** START OF Source excerpt **

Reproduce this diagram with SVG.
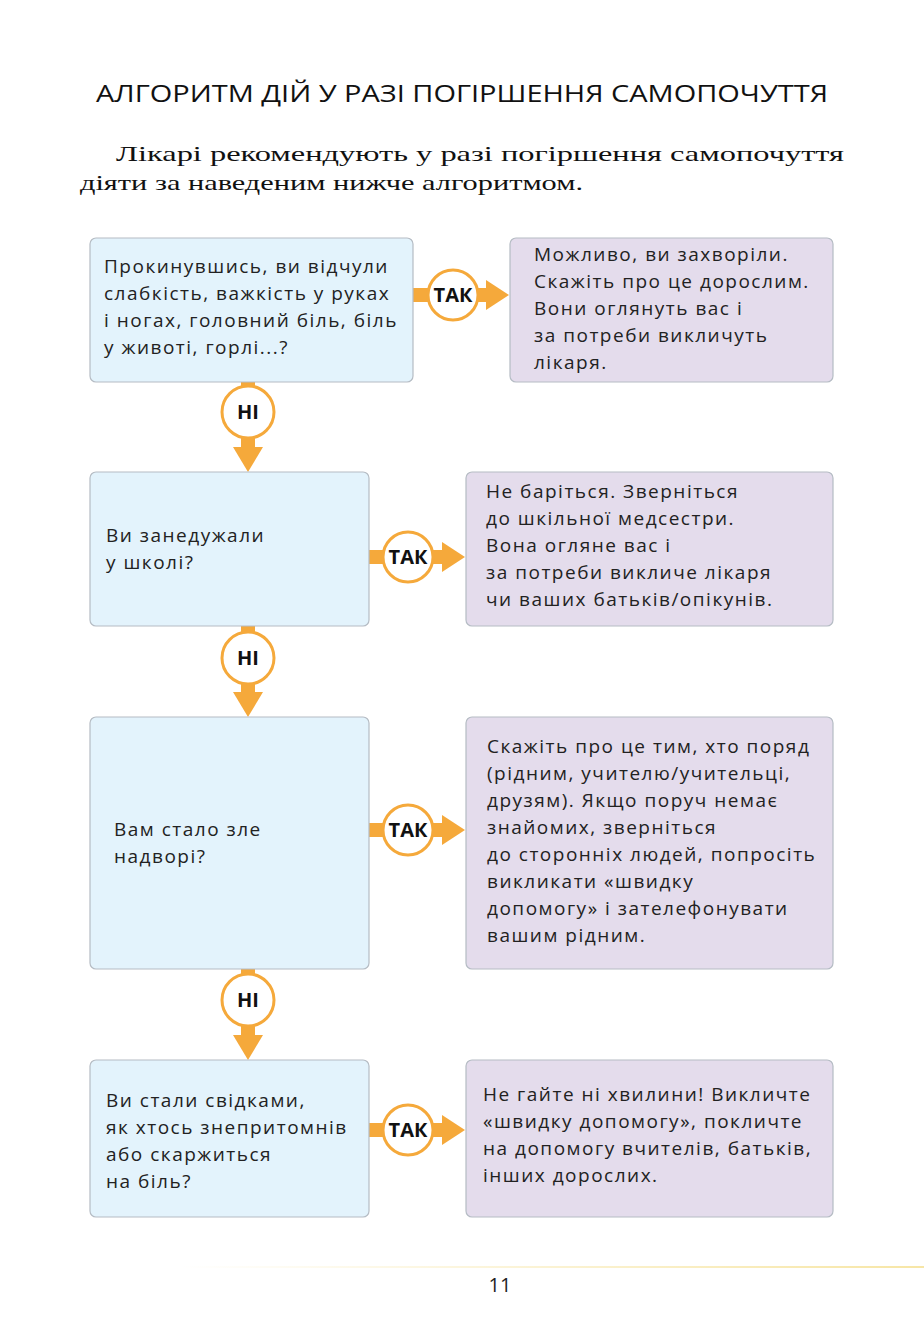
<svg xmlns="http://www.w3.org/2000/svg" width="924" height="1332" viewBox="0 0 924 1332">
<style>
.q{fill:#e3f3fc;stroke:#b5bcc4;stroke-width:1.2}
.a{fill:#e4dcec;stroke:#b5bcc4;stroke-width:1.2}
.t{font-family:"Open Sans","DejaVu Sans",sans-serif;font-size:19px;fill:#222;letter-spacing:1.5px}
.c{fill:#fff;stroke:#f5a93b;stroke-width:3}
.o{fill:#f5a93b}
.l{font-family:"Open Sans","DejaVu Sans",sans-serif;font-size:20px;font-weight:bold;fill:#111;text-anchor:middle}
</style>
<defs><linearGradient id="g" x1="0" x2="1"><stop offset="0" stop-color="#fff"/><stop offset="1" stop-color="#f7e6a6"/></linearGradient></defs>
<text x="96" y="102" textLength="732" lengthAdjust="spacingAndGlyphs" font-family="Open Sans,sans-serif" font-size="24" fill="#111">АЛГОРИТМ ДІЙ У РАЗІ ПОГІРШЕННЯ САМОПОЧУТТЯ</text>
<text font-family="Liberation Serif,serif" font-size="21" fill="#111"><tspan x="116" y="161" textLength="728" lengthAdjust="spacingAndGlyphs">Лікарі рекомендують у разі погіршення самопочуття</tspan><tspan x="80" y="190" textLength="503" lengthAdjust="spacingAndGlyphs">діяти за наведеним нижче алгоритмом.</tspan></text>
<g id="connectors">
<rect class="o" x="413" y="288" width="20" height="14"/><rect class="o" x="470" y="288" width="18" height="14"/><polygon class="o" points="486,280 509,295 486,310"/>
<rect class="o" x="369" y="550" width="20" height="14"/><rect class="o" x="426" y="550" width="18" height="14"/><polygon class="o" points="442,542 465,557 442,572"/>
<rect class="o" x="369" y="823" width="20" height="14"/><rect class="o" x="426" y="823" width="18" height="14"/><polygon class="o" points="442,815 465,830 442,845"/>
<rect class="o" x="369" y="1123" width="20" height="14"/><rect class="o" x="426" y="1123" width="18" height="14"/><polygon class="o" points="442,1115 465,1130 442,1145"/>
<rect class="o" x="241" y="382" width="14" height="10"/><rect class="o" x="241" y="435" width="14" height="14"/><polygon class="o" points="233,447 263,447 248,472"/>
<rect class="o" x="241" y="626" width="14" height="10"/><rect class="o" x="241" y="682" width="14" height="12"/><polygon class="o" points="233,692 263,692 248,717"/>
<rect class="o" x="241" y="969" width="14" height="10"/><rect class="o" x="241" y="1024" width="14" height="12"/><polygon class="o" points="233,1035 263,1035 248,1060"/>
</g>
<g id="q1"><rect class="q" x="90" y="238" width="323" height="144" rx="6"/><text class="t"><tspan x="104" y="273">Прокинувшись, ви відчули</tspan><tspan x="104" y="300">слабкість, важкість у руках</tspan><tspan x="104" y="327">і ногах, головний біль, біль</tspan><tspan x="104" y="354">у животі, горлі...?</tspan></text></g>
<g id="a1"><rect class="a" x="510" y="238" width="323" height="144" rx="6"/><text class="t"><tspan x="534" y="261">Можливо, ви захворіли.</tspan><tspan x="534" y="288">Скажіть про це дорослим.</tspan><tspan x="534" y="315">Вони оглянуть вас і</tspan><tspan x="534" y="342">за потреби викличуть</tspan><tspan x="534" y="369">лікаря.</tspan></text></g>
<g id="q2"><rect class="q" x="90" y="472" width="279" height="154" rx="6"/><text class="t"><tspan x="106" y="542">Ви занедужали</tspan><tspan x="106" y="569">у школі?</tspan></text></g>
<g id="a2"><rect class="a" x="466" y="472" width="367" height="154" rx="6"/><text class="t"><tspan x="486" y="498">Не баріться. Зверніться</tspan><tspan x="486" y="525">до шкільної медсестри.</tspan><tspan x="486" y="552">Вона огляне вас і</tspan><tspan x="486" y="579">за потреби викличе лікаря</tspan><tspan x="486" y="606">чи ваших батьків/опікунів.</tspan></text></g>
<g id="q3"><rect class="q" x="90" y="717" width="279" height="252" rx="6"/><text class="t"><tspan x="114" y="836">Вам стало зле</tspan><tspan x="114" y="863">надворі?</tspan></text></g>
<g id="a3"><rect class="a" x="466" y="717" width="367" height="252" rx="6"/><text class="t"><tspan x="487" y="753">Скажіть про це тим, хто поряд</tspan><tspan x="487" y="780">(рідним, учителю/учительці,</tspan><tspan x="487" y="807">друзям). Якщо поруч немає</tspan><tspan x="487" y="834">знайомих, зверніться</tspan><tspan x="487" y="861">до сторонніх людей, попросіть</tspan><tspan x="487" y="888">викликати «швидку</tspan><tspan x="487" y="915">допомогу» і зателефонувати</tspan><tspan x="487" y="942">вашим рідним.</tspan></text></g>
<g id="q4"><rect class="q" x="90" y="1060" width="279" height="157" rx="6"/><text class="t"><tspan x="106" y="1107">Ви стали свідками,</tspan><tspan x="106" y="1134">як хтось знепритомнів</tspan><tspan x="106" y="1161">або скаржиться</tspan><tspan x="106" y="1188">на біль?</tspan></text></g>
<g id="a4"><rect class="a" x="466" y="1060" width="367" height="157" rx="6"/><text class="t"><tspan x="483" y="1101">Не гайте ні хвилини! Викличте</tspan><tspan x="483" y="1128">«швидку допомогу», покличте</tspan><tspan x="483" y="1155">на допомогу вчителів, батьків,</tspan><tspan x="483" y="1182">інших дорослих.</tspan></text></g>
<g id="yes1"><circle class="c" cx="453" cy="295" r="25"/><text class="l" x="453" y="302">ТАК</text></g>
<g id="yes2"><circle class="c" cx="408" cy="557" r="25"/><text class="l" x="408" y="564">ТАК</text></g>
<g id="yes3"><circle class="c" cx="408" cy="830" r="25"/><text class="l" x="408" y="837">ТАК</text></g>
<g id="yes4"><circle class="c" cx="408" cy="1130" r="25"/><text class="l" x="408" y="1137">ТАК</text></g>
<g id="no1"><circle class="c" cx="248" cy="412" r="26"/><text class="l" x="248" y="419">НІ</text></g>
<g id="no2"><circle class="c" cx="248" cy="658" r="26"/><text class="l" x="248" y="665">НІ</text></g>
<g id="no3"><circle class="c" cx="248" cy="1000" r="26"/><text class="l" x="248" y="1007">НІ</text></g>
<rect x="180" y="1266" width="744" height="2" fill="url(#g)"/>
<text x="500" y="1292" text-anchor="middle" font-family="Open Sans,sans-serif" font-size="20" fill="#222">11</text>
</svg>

** END OF Source excerpt **

Written task:
Return all of the data exactly as written, and drop the pictures.

Solution to this problem:
Reproduce this diagram with SVG.
<svg xmlns="http://www.w3.org/2000/svg" width="924" height="1332" viewBox="0 0 924 1332">
<style>
.q{fill:#e3f3fc;stroke:#b5bcc4;stroke-width:1.2}
.a{fill:#e4dcec;stroke:#b5bcc4;stroke-width:1.2}
.t{font-family:"Open Sans","DejaVu Sans",sans-serif;font-size:19px;fill:#222;letter-spacing:1.5px}
.c{fill:#fff;stroke:#f5a93b;stroke-width:3}
.o{fill:#f5a93b}
.l{font-family:"Open Sans","DejaVu Sans",sans-serif;font-size:20px;font-weight:bold;fill:#111;text-anchor:middle}
</style>
<defs><linearGradient id="g" x1="0" x2="1"><stop offset="0" stop-color="#fff"/><stop offset="1" stop-color="#f7e6a6"/></linearGradient></defs>
<text x="96" y="102" textLength="732" lengthAdjust="spacingAndGlyphs" font-family="Open Sans,sans-serif" font-size="24" fill="#111">АЛГОРИТМ ДІЙ У РАЗІ ПОГІРШЕННЯ САМОПОЧУТТЯ</text>
<text font-family="Liberation Serif,serif" font-size="21" fill="#111"><tspan x="116" y="161" textLength="728" lengthAdjust="spacingAndGlyphs">Лікарі рекомендують у разі погіршення самопочуття</tspan><tspan x="80" y="190" textLength="503" lengthAdjust="spacingAndGlyphs">діяти за наведеним нижче алгоритмом.</tspan></text>
<g id="connectors">
<rect class="o" x="413" y="288" width="20" height="14"/><rect class="o" x="470" y="288" width="18" height="14"/><polygon class="o" points="486,280 509,295 486,310"/>
<rect class="o" x="369" y="550" width="20" height="14"/><rect class="o" x="426" y="550" width="18" height="14"/><polygon class="o" points="442,542 465,557 442,572"/>
<rect class="o" x="369" y="823" width="20" height="14"/><rect class="o" x="426" y="823" width="18" height="14"/><polygon class="o" points="442,815 465,830 442,845"/>
<rect class="o" x="369" y="1123" width="20" height="14"/><rect class="o" x="426" y="1123" width="18" height="14"/><polygon class="o" points="442,1115 465,1130 442,1145"/>
<rect class="o" x="241" y="382" width="14" height="10"/><rect class="o" x="241" y="435" width="14" height="14"/><polygon class="o" points="233,447 263,447 248,472"/>
<rect class="o" x="241" y="626" width="14" height="10"/><rect class="o" x="241" y="682" width="14" height="12"/><polygon class="o" points="233,692 263,692 248,717"/>
<rect class="o" x="241" y="969" width="14" height="10"/><rect class="o" x="241" y="1024" width="14" height="12"/><polygon class="o" points="233,1035 263,1035 248,1060"/>
</g>
<g id="q1"><rect class="q" x="90" y="238" width="323" height="144" rx="6"/><text class="t"><tspan x="104" y="273">Прокинувшись, ви відчули</tspan><tspan x="104" y="300">слабкість, важкість у руках</tspan><tspan x="104" y="327">і ногах, головний біль, біль</tspan><tspan x="104" y="354">у животі, горлі...?</tspan></text></g>
<g id="a1"><rect class="a" x="510" y="238" width="323" height="144" rx="6"/><text class="t"><tspan x="534" y="261">Можливо, ви захворіли.</tspan><tspan x="534" y="288">Скажіть про це дорослим.</tspan><tspan x="534" y="315">Вони оглянуть вас і</tspan><tspan x="534" y="342">за потреби викличуть</tspan><tspan x="534" y="369">лікаря.</tspan></text></g>
<g id="q2"><rect class="q" x="90" y="472" width="279" height="154" rx="6"/><text class="t"><tspan x="106" y="542">Ви занедужали</tspan><tspan x="106" y="569">у школі?</tspan></text></g>
<g id="a2"><rect class="a" x="466" y="472" width="367" height="154" rx="6"/><text class="t"><tspan x="486" y="498">Не баріться. Зверніться</tspan><tspan x="486" y="525">до шкільної медсестри.</tspan><tspan x="486" y="552">Вона огляне вас і</tspan><tspan x="486" y="579">за потреби викличе лікаря</tspan><tspan x="486" y="606">чи ваших батьків/опікунів.</tspan></text></g>
<g id="q3"><rect class="q" x="90" y="717" width="279" height="252" rx="6"/><text class="t"><tspan x="114" y="836">Вам стало зле</tspan><tspan x="114" y="863">надворі?</tspan></text></g>
<g id="a3"><rect class="a" x="466" y="717" width="367" height="252" rx="6"/><text class="t"><tspan x="487" y="753">Скажіть про це тим, хто поряд</tspan><tspan x="487" y="780">(рідним, учителю/учительці,</tspan><tspan x="487" y="807">друзям). Якщо поруч немає</tspan><tspan x="487" y="834">знайомих, зверніться</tspan><tspan x="487" y="861">до сторонніх людей, попросіть</tspan><tspan x="487" y="888">викликати «швидку</tspan><tspan x="487" y="915">допомогу» і зателефонувати</tspan><tspan x="487" y="942">вашим рідним.</tspan></text></g>
<g id="q4"><rect class="q" x="90" y="1060" width="279" height="157" rx="6"/><text class="t"><tspan x="106" y="1107">Ви стали свідками,</tspan><tspan x="106" y="1134">як хтось знепритомнів</tspan><tspan x="106" y="1161">або скаржиться</tspan><tspan x="106" y="1188">на біль?</tspan></text></g>
<g id="a4"><rect class="a" x="466" y="1060" width="367" height="157" rx="6"/><text class="t"><tspan x="483" y="1101">Не гайте ні хвилини! Викличте</tspan><tspan x="483" y="1128">«швидку допомогу», покличте</tspan><tspan x="483" y="1155">на допомогу вчителів, батьків,</tspan><tspan x="483" y="1182">інших дорослих.</tspan></text></g>
<g id="yes1"><circle class="c" cx="453" cy="295" r="25"/><text class="l" x="453" y="302">ТАК</text></g>
<g id="yes2"><circle class="c" cx="408" cy="557" r="25"/><text class="l" x="408" y="564">ТАК</text></g>
<g id="yes3"><circle class="c" cx="408" cy="830" r="25"/><text class="l" x="408" y="837">ТАК</text></g>
<g id="yes4"><circle class="c" cx="408" cy="1130" r="25"/><text class="l" x="408" y="1137">ТАК</text></g>
<g id="no1"><circle class="c" cx="248" cy="412" r="26"/><text class="l" x="248" y="419">НІ</text></g>
<g id="no2"><circle class="c" cx="248" cy="658" r="26"/><text class="l" x="248" y="665">НІ</text></g>
<g id="no3"><circle class="c" cx="248" cy="1000" r="26"/><text class="l" x="248" y="1007">НІ</text></g>
<rect x="180" y="1266" width="744" height="2" fill="url(#g)"/>
<text x="500" y="1292" text-anchor="middle" font-family="Open Sans,sans-serif" font-size="20" fill="#222">11</text>
</svg>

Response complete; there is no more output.